WHAT TO DO — Print nothing but the lines from the start of the listing below through the line that contains "fig = plt.figure(figsize=(7.43, 4.83), dpi=100)". Do not include the pictures.

Records with drawing code:

──────────

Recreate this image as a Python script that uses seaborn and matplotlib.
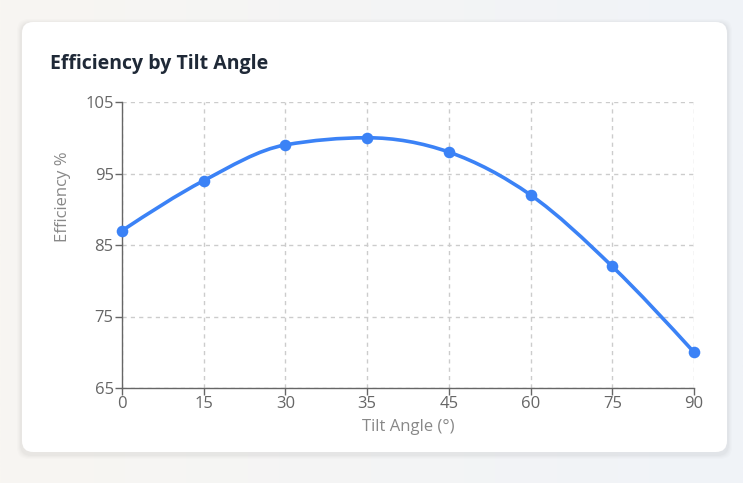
import numpy as np
import pandas as pd
import matplotlib
matplotlib.use("Agg")
import matplotlib.pyplot as plt
import seaborn as sns
from matplotlib.path import Path
from matplotlib.patches import PathPatch, FancyBboxPatch

# данные
tilt_labels = ["0", "15", "30", "35", "45", "60", "75", "90"]
efficiency = [87, 94, 99, 100, 98, 92, 82, 70]
y_ticks = [65, 75, 85, 95, 105]

BLUE = "#3b82f6"

sns.set_theme(style="white")
plt.rcParams["font.family"] = ["Open Sans", "DejaVu Sans"]

df = pd.DataFrame({"pos": np.arange(len(tilt_labels)), "eff": efficiency})

fig = plt.figure(figsize=(7.43, 4.83), dpi=100)

# фон страницы: мягкий градиент слева направо
bg = fig.add_axes([0, 0, 1, 1], zorder=-10)
grad = np.linspace(0, 1, 256)[None, :, None]
left_c = np.array([248, 246, 242]) / 255
right_c = np.array([240, 243, 248]) / 255
bg.imshow(left_c + (right_c - left_c) * grad, aspect="auto", extent=[0, 1, 0, 1])
bg.set_xlim(0, 1)
bg.set_ylim(0, 1)
bg.axis("off")

# карточка с мягкой тенью
W, H = 743, 483
for i, a in enumerate([0.010, 0.012, 0.015, 0.018]):
    off = 5 - i
    bg.add_patch(FancyBboxPatch(((22 - off) / W, (483 - 452 - off - 2) / H),
                                (705 + 2 * off) / W, (430 + 2 * off) / H,
                                boxstyle="round,pad=0,rounding_size=0.015",
                                fc="black", ec="none", alpha=a,
                                mutation_aspect=W / H))
bg.add_patch(FancyBboxPatch((22 / W, (483 - 452) / H), 705 / W, 430 / H,
                            boxstyle="round,pad=0,rounding_size=0.015",
                            fc="white", ec="none", mutation_aspect=W / H))

fig.text(50 / W, 1 - 64 / H, "Efficiency by Tilt Angle", fontsize=14,
         fontweight="bold", color="#1f2937", va="center", ha="left")

ax = fig.add_axes([122 / W, 1 - 388 / H, (694 - 122) / W, (388 - 102) / H])
ax.set_facecolor("none")

# плавная кривая (monotone X, как в d3)
x = df["pos"].to_numpy(dtype=float)
y = df["eff"].to_numpy(dtype=float)
h = np.diff(x)
s = np.diff(y) / h
t = np.zeros_like(y)
for i in range(1, len(y) - 1):
    if s[i - 1] * s[i] <= 0:
        t[i] = 0
    else:
        p = (s[i - 1] * h[i] + s[i] * h[i - 1]) / (h[i - 1] + h[i])
        t[i] = (np.sign(s[i - 1]) + np.sign(s[i])) * min(abs(s[i - 1]), abs(s[i]), 0.5 * abs(p))
t[0] = (3 * s[0] - t[1]) / 2
t[-1] = (3 * s[-1] - t[-2]) / 2
verts = [(x[0], y[0])]
codes = [Path.MOVETO]
for i in range(len(x) - 1):
    d = h[i] / 3
    verts += [(x[i] + d, y[i] + d * t[i]), (x[i + 1] - d, y[i + 1] - d * t[i + 1]), (x[i + 1], y[i + 1])]
    codes += [Path.CURVE4] * 3
ax.add_patch(PathPatch(Path(verts, codes), fc="none", ec=BLUE, lw=2.6,
                       capstyle="round", joinstyle="round", zorder=3))

sns.scatterplot(data=df, x="pos", y="eff", ax=ax, color=BLUE, s=70,
                edgecolor=BLUE, linewidth=0, zorder=4, clip_on=False)

ax.set_xlim(0, len(tilt_labels) - 1)
ax.set_ylim(65, 105)
ax.set_xticks(df["pos"])
ax.set_xticklabels(tilt_labels)
ax.set_yticks(y_ticks)
ax.grid(True, color="#cccccc", linestyle=(0, (3, 3)), linewidth=1)
ax.set_axisbelow(True)
for side in ["top", "right"]:
    ax.spines[side].set_visible(False)
for side in ["left", "bottom"]:
    ax.spines[side].set_color("#666666")
    ax.spines[side].set_linewidth(1)
ax.tick_params(axis="both", which="both", length=5, width=1, color="#666666",
               labelcolor="#666666", labelsize=12, pad=1, direction="out",
               bottom=True, left=True)
ax.set_xlabel("Tilt Angle (°)", fontsize=12, color="#888888")
ax.xaxis.set_label_coords(0.5, -0.108)
ax.set_ylabel("Efficiency %", fontsize=12, color="#888888")
ax.yaxis.set_label_coords(-0.09, 0.67)

fig.savefig("out.png", dpi=100)
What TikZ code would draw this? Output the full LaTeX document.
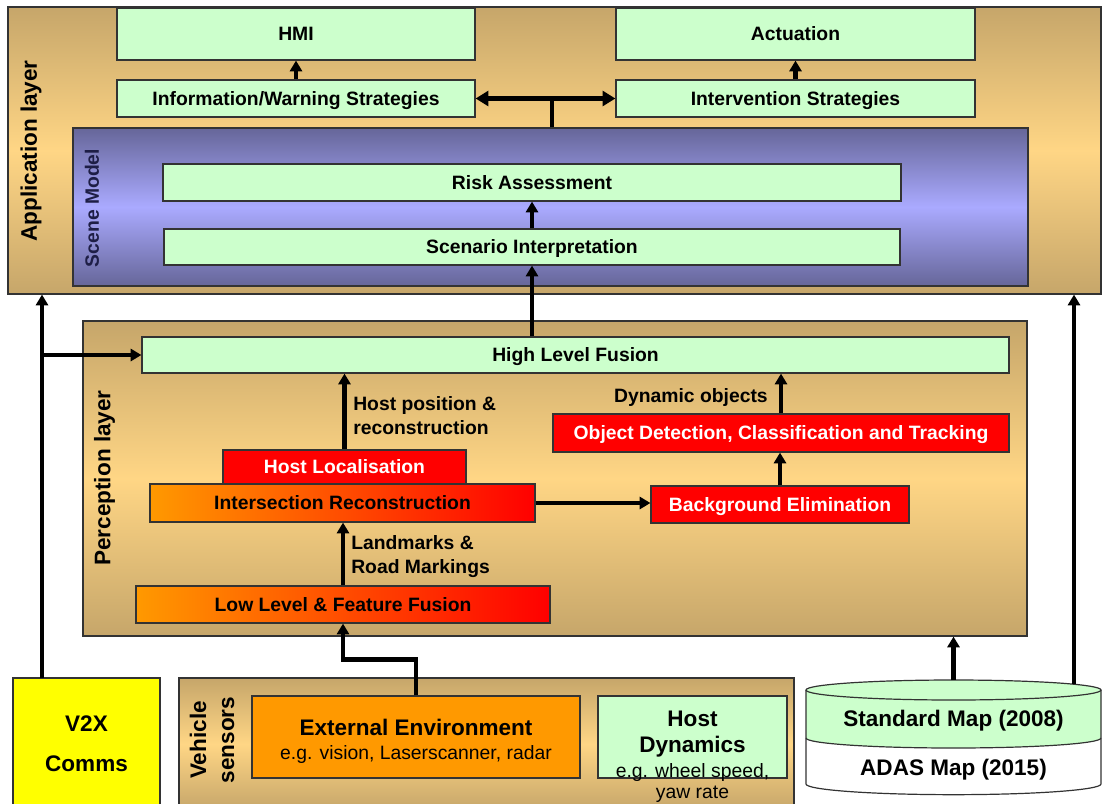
\documentclass[tikz,border=0pt]{standalone}
\usepackage{fontspec}
\setmainfont{Liberation Sans}
\usepackage{tikz}
\usetikzlibrary{arrows.meta,positioning,calc}
\definecolor{adtan}{RGB}{198,166,106}
\definecolor{adlight}{RGB}{255,214,133}
\definecolor{adpurp}{RGB}{102,102,153}
\definecolor{adlav}{RGB}{170,170,255}
\definecolor{adnavy}{RGB}{30,30,70}
\definecolor{adgreen}{RGB}{204,255,204}
\definecolor{adred}{RGB}{255,0,0}
\definecolor{adorange}{RGB}{255,153,0}
\definecolor{adyellow}{RGB}{255,255,0}
\definecolor{adedge}{RGB}{51,51,51}
\newcommand\adfont{\fontsize{14.5}{18}\selectfont}
\newcommand\adbig{\fontsize{16.9}{20}\selectfont}
\tikzset{
  adbox/.style={
    draw=adedge, line width=0.9pt, inner sep=0pt, align=center,
    font=\adfont\bfseries, text height=10.4pt, text depth=0pt
  },
  grn/.style={adbox, fill=adgreen},
  redbx/.style={adbox, fill=adred, text=white},
  ograd/.style={adbox, left color=adorange, right color=adred},
  laybox/.style={
    draw=adedge, line width=0.9pt, inner sep=0pt,
    top color=adtan, bottom color=adtan, middle color=adlight
  },
  scenebx/.style={
    draw=adedge, line width=0.9pt, inner sep=0pt,
    top color=adpurp, bottom color=adpurp, middle color=adlav
  },
  laylbl/.style={rotate=90, inner sep=0pt, font=\adbig\bfseries},
  bigtxt/.style={inner sep=0pt, font=\adbig\bfseries, text height=12.1pt, text depth=0pt},
  smalltxt/.style={inner sep=0pt, font=\adfont, text height=10.4pt, text depth=0pt},
  arrlbl/.style={inner sep=0pt, align=left, font=\adfont\bfseries},
  arr/.style={-{Triangle[length=8pt,width=9pt]}, line width=3.2pt},
  dblarr/.style={{Triangle[length=9.5pt,width=11pt]}-{Triangle[length=9.5pt,width=11pt]}, line width=3.4pt},
  thk/.style={line width=3.6pt},
  mapline/.style={draw=adedge, line width=0.9pt}
}
\begin{document}
\begin{tikzpicture}[x=0.75pt,y=-0.75pt]
  \useasboundingbox (0,0) rectangle (1102,803);
  % application layer
  \node[laybox, minimum width=819.75pt, minimum height=215.25pt] (app) at (554.5,150.5) {};
  \node[laylbl] (applbl) at (31,151) {Application layer};
  \node[grn, minimum width=268.5pt, minimum height=39pt] (hmi) at (296,34) {HMI};
  \node[grn, minimum width=269.25pt, minimum height=39pt] (act) at (795.5,34) {Actuation};
  \node[grn, minimum width=268.5pt, minimum height=27.75pt] (info) at (296,98.5) {Information/Warning Strategies};
  \node[grn, minimum width=269.25pt, minimum height=27.75pt] (interv) at (795.5,98.5) {Intervention Strategies};
  \node[scenebx, minimum width=716.25pt, minimum height=118.5pt] (scene) at (550.5,207) {};
  \node[laylbl, font=\adfont\bfseries, text=adnavy] (scenelbl) at (92,208) {Scene Model};
  \node[grn, minimum width=553.5pt, minimum height=27.75pt] (risk) at (532,182.5) {Risk Assessment};
  \node[grn, minimum width=552pt, minimum height=27pt] (scen) at (532,247) {Scenario Interpretation};
  % perception layer
  \node[laybox, minimum width=708pt, minimum height=236.25pt] (perc) at (555,478.5) {};
  \node[laylbl] (perclbl) at (104.5,478) {Perception layer};
  \node[grn, minimum width=650.25pt, minimum height=27pt] (hlf) at (575.5,355) {High Level Fusion};
  \node[redbx, minimum width=182.25pt, minimum height=25.5pt] (hostloc) at (344.5,467) {Host Localisation};
  \node[ograd, minimum width=288.75pt, minimum height=28.5pt] (isect) at (342.5,503) {Intersection Reconstruction};
  \node[redbx, minimum width=193.5pt, minimum height=27.75pt] (bgelim) at (780,504.5) {Background Elimination};
  \node[redbx, minimum width=342pt, minimum height=28.5pt] (odct) at (781,433) {Object Detection, Classification and Tracking};
  \node[ograd, minimum width=310.5pt, minimum height=27.75pt] (llff) at (343,604.5) {Low Level \& Feature Fusion};
  \node[arrlbl, anchor=west] (hostposlbl) at (353,416) {Host position \&\\reconstruction};
  \node[arrlbl, anchor=west] (landlbl) at (351,557) {Landmarks \&\\Road Markings};
  \node[smalltxt, font=\adfont\bfseries, anchor=east] (dynlbl) at (768,396) {Dynamic objects};
  % inputs
  \node[adbox, fill=adyellow, minimum width=110.25pt, minimum height=99pt] (v2x) at (86.5,744) {};
  \node[bigtxt] (v2xa) at (86.5,723) {V2X};
  \node[bigtxt] (v2xb) at (86.5,763) {Comms};
  \node[laybox, minimum width=461.25pt, minimum height=99pt] (vsens) at (486.5,744) {};
  \node[bigtxt, rotate=90] (vsensa) at (198,740) {Vehicle};
  \node[bigtxt, rotate=90] (vsensb) at (226,740) {sensors};
  \node[adbox, fill=adorange, minimum width=246pt, minimum height=61.5pt] (extenv) at (416,737) {};
  \node[bigtxt] (extenva) at (416,727) {External Environment};
  \node[smalltxt] (extenvb) at (416,753) {e.g. vision, Laserscanner, radar};
  \node[grn, minimum width=141.75pt, minimum height=61.5pt] (hostdyn) at (692.5,737) {};
  \node[bigtxt] (hostdyna) at (692.5,718) {Host};
  \node[bigtxt] (hostdynb) at (692.5,744) {Dynamics};
  \node[smalltxt] (hostdync) at (692.5,771) {e.g. wheel speed,};
  \node[smalltxt] (hostdynd) at (692.5,792) {yaw rate};
  % map store
  \coordinate (mapc) at (953.5,690);
  \coordinate (maptop) at (953.5,680);
  \coordinate (mapright) at (1074,684);
  \fill[white] (806,690) -- (806,784) arc[start angle=180, end angle=360, x radius=110.625pt, y radius=8pt] -- (1101,690) -- cycle;
  \fill[adgreen] (806,690) -- (806,738) arc[start angle=180, end angle=360, x radius=110.625pt, y radius=7.5pt] -- (1101,690) -- cycle;
  \draw[mapline, fill=adgreen] (mapc) ellipse [x radius=110.625pt, y radius=7.5pt];
  \draw[mapline] (806,690) -- (806,784) arc[start angle=180, end angle=360, x radius=110.625pt, y radius=8pt] -- (1101,690);
  \draw[mapline] (806,738) arc[start angle=180, end angle=360, x radius=110.625pt, y radius=7.5pt];
  \node[bigtxt] (stdmap) at (953.5,718) {Standard Map (2008)};
  \node[bigtxt] (adasmap) at (953.5,767) {ADAS Map (2015)};
  % connectors
  \coordinate (fork) at (552,98.5);
  \coordinate (v2xtap) at (42,678);
  \draw[arr] (info.north) -- (hmi.south);
  \draw[arr] (interv.north) -- (act.south);
  \draw[dblarr] (info.east) -- (interv.west);
  \draw[thk] (scene.north -| fork) -- (fork);
  \draw[arr] (scen.north) -- (risk.south);
  \draw[arr] (hlf.north -| scen) -- (scen.south);
  \draw[arr] (v2xtap) -- (v2xtap |- app.south);
  \draw[arr] (v2xtap |- hlf) -- (hlf.west);
  \draw[arr] (hostloc.north) -- (hostloc.north |- hlf.south);
  \draw[arr] (isect.east) -- (isect.east -| bgelim.west);
  \draw[arr] (bgelim.north) -- (bgelim.north |- odct.south);
  \draw[arr] (odct.north) -- (odct.north |- hlf.south);
  \draw[arr] (llff.north) -- (llff.north |- isect.south);
  \draw[arr] (extenv.north) -- ++(0,-36) -| (llff.south);
  \draw[arr] (maptop) -- (maptop |- perc.south);
  \draw[arr] (mapright) -- (mapright |- app.south);
\end{tikzpicture}
\end{document}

──────────

EXPECTED ANSWER —
Recreate this image as a Python script that uses seaborn and matplotlib.
import numpy as np
import pandas as pd
import matplotlib
matplotlib.use("Agg")
import matplotlib.pyplot as plt
import seaborn as sns
from matplotlib.path import Path
from matplotlib.patches import PathPatch, FancyBboxPatch

# данные
tilt_labels = ["0", "15", "30", "35", "45", "60", "75", "90"]
efficiency = [87, 94, 99, 100, 98, 92, 82, 70]
y_ticks = [65, 75, 85, 95, 105]

BLUE = "#3b82f6"

sns.set_theme(style="white")
plt.rcParams["font.family"] = ["Open Sans", "DejaVu Sans"]

df = pd.DataFrame({"pos": np.arange(len(tilt_labels)), "eff": efficiency})

fig = plt.figure(figsize=(7.43, 4.83), dpi=100)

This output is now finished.